Now let's talk about the M-shaped Society. Taiwan's economic performance depends upon a handful of leading edge technology and science parks supported by the government via tax concessions and special privileges, and a handful of fertilizer manufacturers. They do little to increase economic equality. Industries of this sort nourish only those at the top of the economic pyramid while starving those at the base. Abundant exports coupled with inadequate domestic demand has gradually polarized the economy and turned Taiwan into an M-shaped Society. Powerful elites can seek profits in the international arena. The lumpenproletariat meanwhile, can only fight for scraps under the table. The grim challenge that Ma and Hsieh face is how to enhance the international competitiveness of the strong while increasing local opportunities for the disadvantaged. The challenge is how to provide opportunities for both poles of the M-shaped Society, how to avoid helping only the rich or the poor, or worse, neither.
An "Isle of Liberty" is the only solution that can deal with both these crises. An Isle of Liberty stresses neither the freedom to leave nor the freedom to enter. The purpose of the Three Direct Links, for example, is not merely to facilitate leaving, it is also to facilitate the entry of international capital. If Taiwan hopes to become part of the international economy, it can hardly rely on a handful of science parks. All of Taiwan must become a part of the international economy. In other words, it must become an Isle of Liberty.
The Republic of China's international marginalization cannot be improved by means of a "Plebiscite to Join the UN." It can only be improved by transforming Taiwan into an Isle of Liberty. If Taiwan can become part of the international stage, the "Taiwan problem" will naturally be internationalized. Taiwan's economy is drying up. One cannot improve it merely by relying on mainland tourists. But mainland tourists visiting Taiwan is a necessary part of the process of becoming an Isle of Liberty. An Isle of Liberty is not merely about allowing mainland tourists to enter, it is also about allowing international capital to enter.
Politicians who boast about their "Plebiscites to Join the UN" during the presidential election are not merely shameful, they are contemptible. They merely wish to exploit the voters' "Taiwanese Sense of Victimization." They do nothing to inspire the building of an Isle of Liberty. Politicians who hurl baseless McCarthyite accusations about a "pro-unification economy" or a "One China Market" during the presidential election are beneath contempt. In fact, as mentioned above, mainland China is already driving Taiwan businesses into the interior. Yet we cling to our own Closed Door Policy.

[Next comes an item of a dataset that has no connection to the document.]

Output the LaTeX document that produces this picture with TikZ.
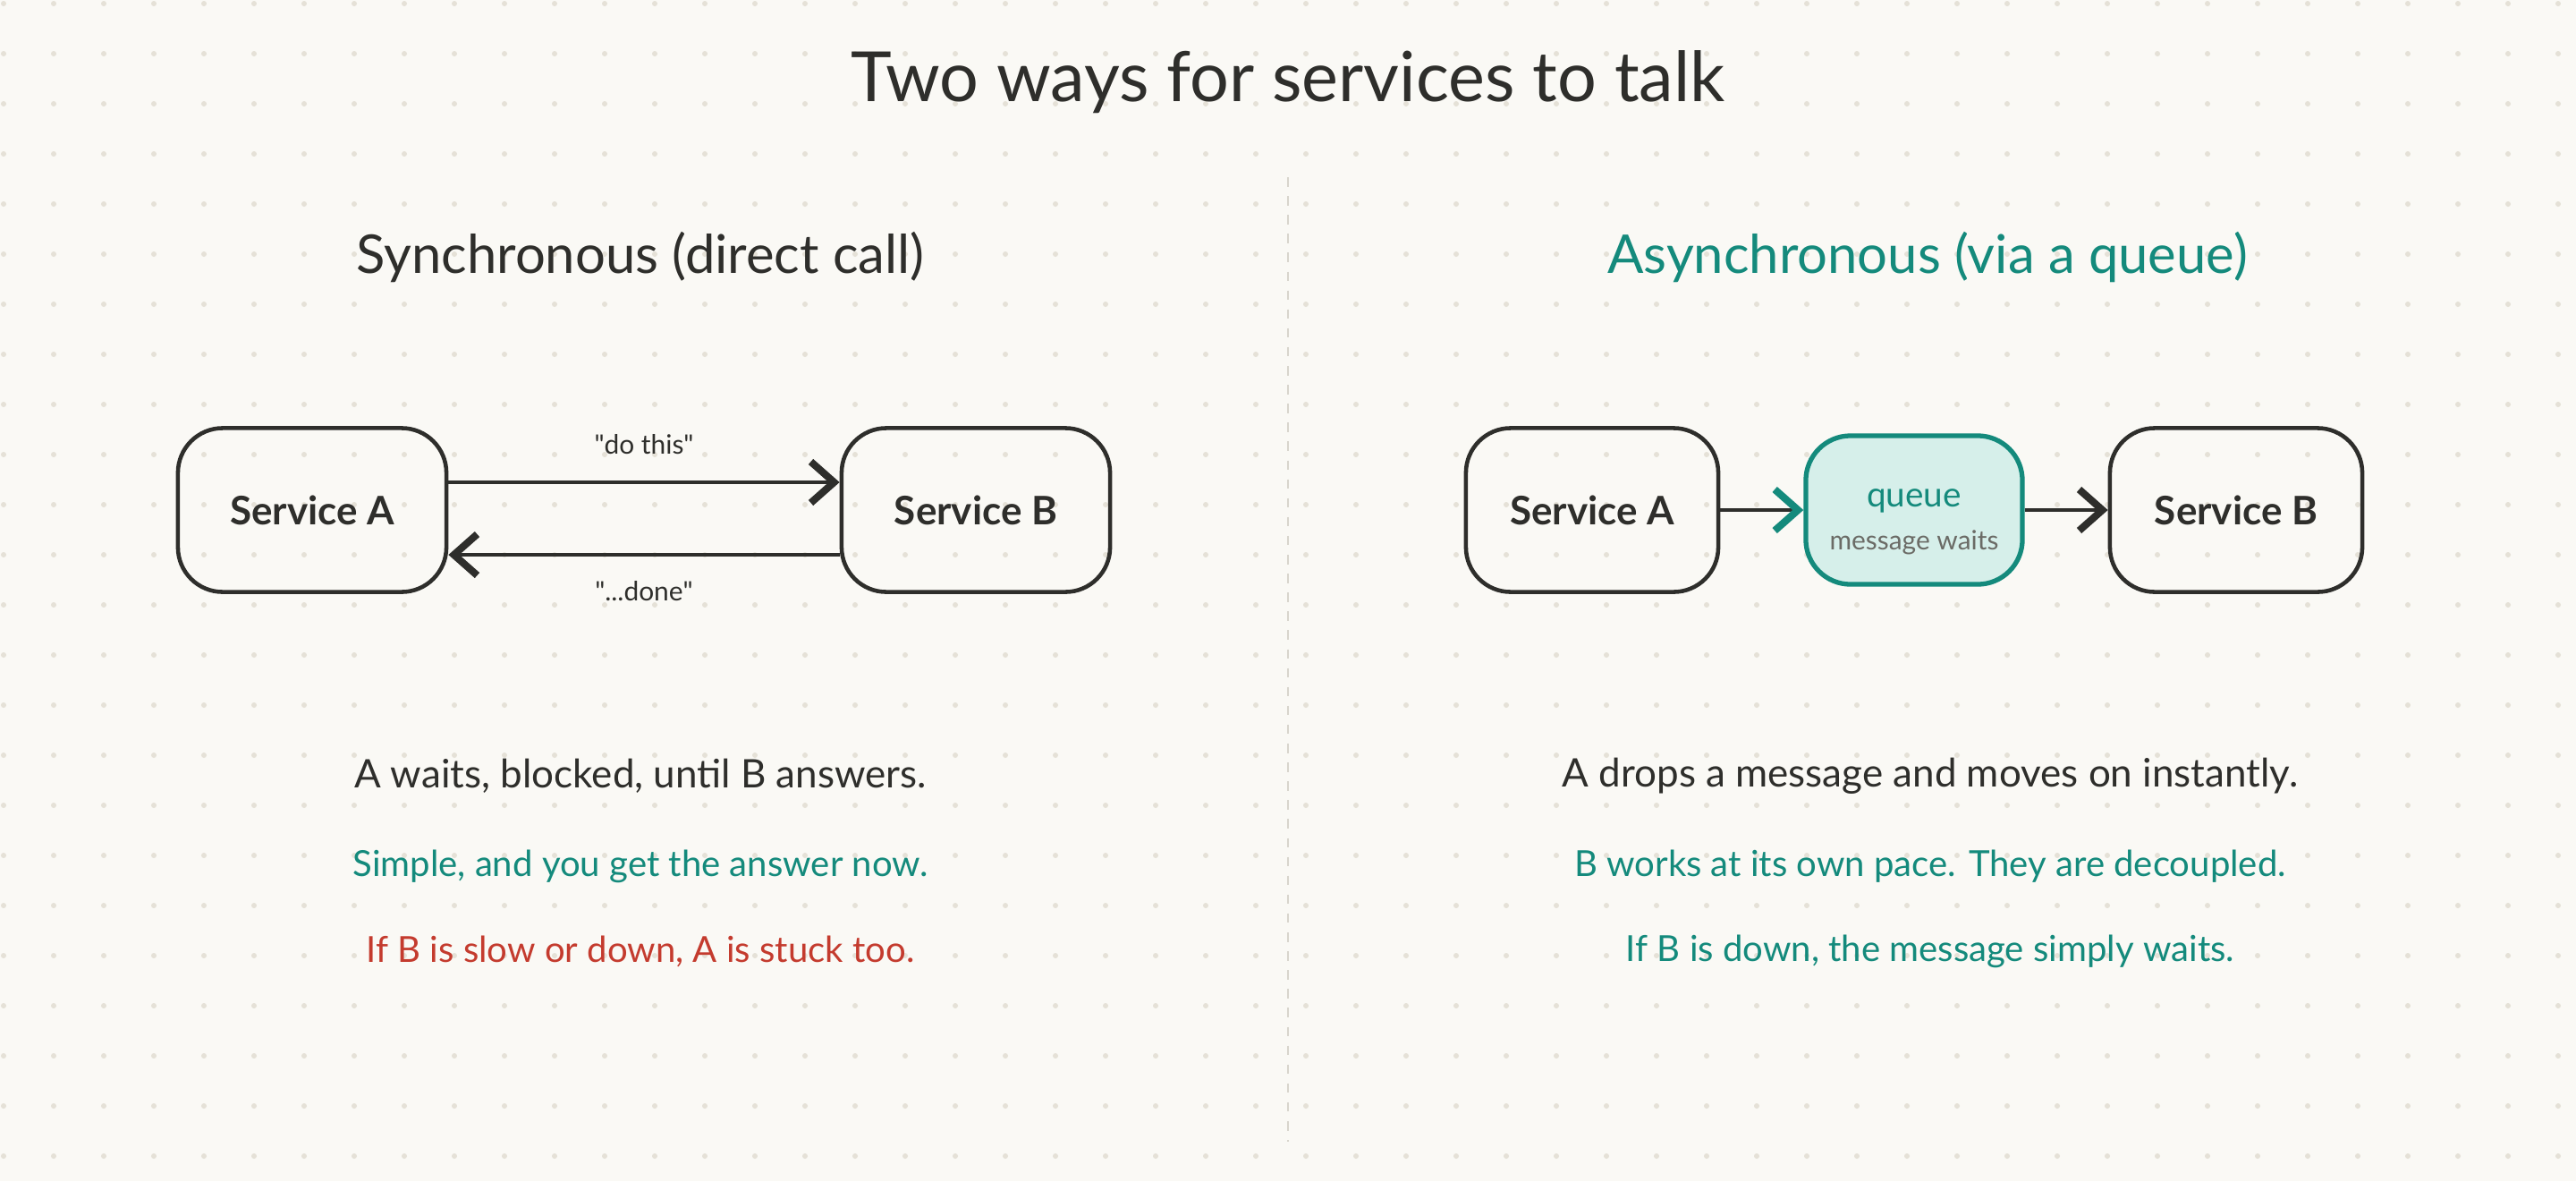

What a joke.
Some say that the ROC's future status is "a Hong Kong that can elect a president." If we refrain from applying a negative spin to this analogy, it is actually quite enlightening. To say that ROC citizens can elect a president affirms the ROC's sovereignty and political credentials. Comparing the ROC to the HKSAR merely underscores the ROC's different international status. Taiwan's future must be as an Isle of Liberty. The issue is not whether, but when.
Otherwise, the ROC faces a crisis of national marginalization, and Taiwan's society faces a crisis of economic polarization. Do politicians actually believe that only the "Rectification of Names and the Authoring of a New Constitution" can save Taiwan?